Of course, zooming out a little, there are many, many cases in which neither party has sufficient funds for representation, and so the court does not have the luxury of extracting funds from one party to ensure representation for the other to level the playing field. Nobody sensible would suggest that the appointment of a QLR by the court to ask questions on behalf of a party, where the other is represented before and throughout the hearing by their own advocate, is even approaching equality of arms. And to play devil’s advocate – if it wasn’t good enough for the mother in BR v SN, why is it good enough for all the other vulnerable litigants with ex partners who behave oppressively, who are not above using the process to put pressure on their exes, but who have shallower pockets?

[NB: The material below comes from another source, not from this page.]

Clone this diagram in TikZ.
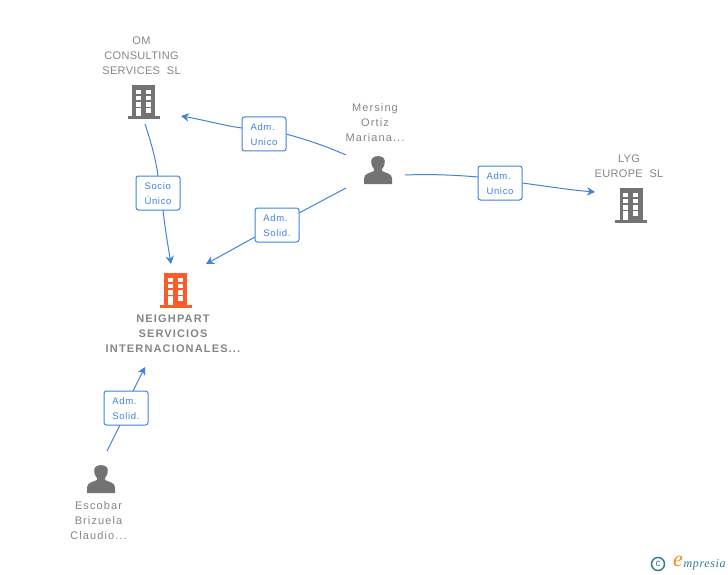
\documentclass[tikz,border=0pt]{standalone}
\usepackage{fontspec}
\setmainfont{Liberation Sans}
\newfontfamily\lblfont[LetterSpace=7]{Liberation Sans}
\newfontfamily\upfont[LetterSpace=3]{Liberation Sans}
\newfontfamily\lowfont[LetterSpace=10]{Liberation Sans}
\newfontfamily\boldlbl[LetterSpace=10.5]{Liberation Sans}
\newfontfamily\logofont[LetterSpace=5]{Liberation Serif}
\usetikzlibrary{arrows.meta}
\definecolor{linkblue}{HTML}{3F82E0}
\definecolor{icongray}{HTML}{737373}
\definecolor{txtgray}{HTML}{858585}
\definecolor{hot}{HTML}{FF5A2B}
\definecolor{logoteal}{HTML}{2F7C96}
\definecolor{logoorange}{HTML}{F08A1D}
\newcommand{\lblstrut}{\rule{0pt}{9pt}}
\tikzset{
  x=1pt,y=-1pt,
  conn/.style={draw=linkblue,line width=1pt},
  arr/.style={conn,-{Stealth[length=8pt,width=8.5pt]}},
  rel/.style={draw=linkblue,line width=1pt,rounded corners=2.5pt,fill=white,
     minimum width=44pt,minimum height=34pt,inner sep=0pt,align=left,
     text=linkblue,font=\fontsize{9.5}{15}\lblfont},
  captxt/.style={align=center,text=txtgray,font=\fontsize{11}{15}\upfont,inner sep=0pt},
  caplow/.style={align=center,text=txtgray,font=\fontsize{11}{15}\lowfont,inner sep=0pt},
  capb/.style={align=center,text=txtgray,font=\fontsize{11}{15}\boldlbl\bfseries,inner sep=0pt},
  anchorpt/.style={inner sep=0pt,minimum size=0pt},
  pics/bldg/.style={code={
    \fill[#1] (-11.5,-17) rectangle (11.5,15);
    \fill[#1] (-16,14.5) rectangle (16,17.5);
    \foreach \xx in {-8,2}{\foreach \yy in {-12,-6,0.3}{
      \fill[white] (\xx,\yy) rectangle ++(5,4.4);}}
    \fill[white] (-8,6.3) rectangle (-3,14.5);
    \fill[white] (2,6.3) rectangle (7,11.3);
  }},
  pics/prsn/.style={code={
    \fill[icongray] (-14,14) -- (-14,8.5) .. controls (-14,3.5) and (-8,3) .. (-4,1)
      -- (-4,-1) .. controls (-6.5,-4) and (-7,-7) .. (-6.8,-9)
      .. controls (-6.5,-15.5) and (6.5,-15.5) .. (6.8,-9)
      .. controls (7,-7) and (6.5,-4) .. (4,-1) -- (4,1)
      .. controls (8,3) and (14,3.5) .. (14,8.5) -- (14,14) -- cycle;
  }}
}
\begin{document}
\begin{tikzpicture}
\useasboundingbox (0,0) rectangle (728,575);
% icons
\node[anchorpt] (om) at (143.7,102) {};
\node[anchorpt] (neigh) at (175.5,290) {};
\node[anchorpt] (lyg) at (631,205) {};
\node[anchorpt] (mersing) at (378,170) {};
\node[anchorpt] (escobar) at (101,479) {};
\pic at (om) {bldg=icongray};
\pic at (neigh) {bldg=hot};
\pic at (lyg) {bldg=icongray};
\pic at (mersing) {prsn};
\pic at (escobar) {prsn};
% captions
\node[captxt] (omt) at (141.5,56) {OM\\CONSULTING\\SERVICES\ \ SL};
\node[capb] (neight) at (173,334) {NEIGHPART\\SERVICIOS\\INTERNACIONALES...};
\node[captxt] (lygt) at (629,166) {LYG\\EUROPE\ \ SL};
\node[caplow] (mersingt) at (375,123) {Mersing\\Ortiz\\Mariana...};
\node[caplow] (escobart) at (98.5,521) {Escobar\\Brizuela\\Claudio...};
% connector ends
\coordinate (a1) at (145,124);
\coordinate (a2) at (171,264);
\coordinate (b1) at (346,155);
\coordinate (b2) at (181,116);
\coordinate (c1) at (346,188);
\coordinate (c2) at (206,264);
\coordinate (d1) at (405,175);
\coordinate (d2) at (595,192);
\coordinate (e1) at (107,451);
\coordinate (e2) at (145,367);
% connectors
\draw[conn] (a1) .. controls (151,142) and (156,160) .. (158,176);
\draw[arr] (163,210) .. controls (165,228) and (168,246) .. (a2);
\draw[conn] (b1) .. controls (328,147) and (308,140) .. (286,134);
\draw[arr] (242,128) .. controls (226,126) and (204,120) .. (b2);
\draw[conn] (c1) -- (299,213);
\draw[arr] (255,237) -- (c2);
\draw[conn] (d1) .. controls (430,174) and (455,175) .. (478,177);
\draw[arr] (522,183) .. controls (545,186) and (570,190) .. (d2);
\draw[conn] (e1) -- (120,425);
\draw[arr] (133,391) -- (e2);
% labels
\node[rel] (la) at (158,193) {\lblstrut Socio\\Único};
\node[rel] (lb) at (264,134) {\lblstrut Adm.\\Unico};
\node[rel] (lc) at (277,225) {\lblstrut Adm.\\Solid.};
\node[rel] (ld) at (500,183) {\lblstrut Adm.\\Unico};
\node[rel] (le) at (126,408) {\lblstrut Adm.\\Solid.};
% logo
\node[anchorpt,draw=logoteal,line width=1.5pt,circle,minimum size=13pt,text=logoteal,font=\fontsize{10}{10}\selectfont] (copy) at (658,564) {c};
\node[anchor=west,inner sep=0pt,text=logoteal,font=\fontsize{12}{12}\logofont\itshape] (logt) at (683.5,565) {mpresia};
\node[anchorpt,text=logoorange,font=\fontsize{22}{22}\logofont\itshape] (loge) at (678,561.5) {e};
\end{tikzpicture}
\end{document}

The other striking feature of this case is that the child has been living in the mother’s care (with the approval of the court) for many years, and the court already has the benefit of a recent report from an independent social worker which clearly recommends that the child should remain living with the mother. However, said Moor J, the father was entitled to challenge this report, although he might have an ‘uphill struggle’. Indeed.
Although it is not completely clear from the judgment (as it isn’t directly relevant to the appeal) it appears the mother has made a s91(14) application, but that it hasn’t yet been able to be dealt with (a s91(14) order requires a party to first obtain permission from the court before they are allowed to issue a fresh application about a child). Whilst a long history of repeat applications is not a pre-requisite, the history of many, largely unsuccessful applications by the father about this child, and the findings of vulnerability and oppressive conduct, suggest that such an order may well be made at the end of the proceedings, perhaps against both parents. The revised guidance around s91(14) orders contained in PD12Q certainly suggests the making of such orders requires proper judicial consideration.
We may see more of this family in due course, as the father has a pending appeal about a specific issue order relating to the child’s school, and assuming he complies with the revised Hadkinson order the court will proceed to decide his residence application before too long. It is to be hoped that the court will publish its judgments on those matters.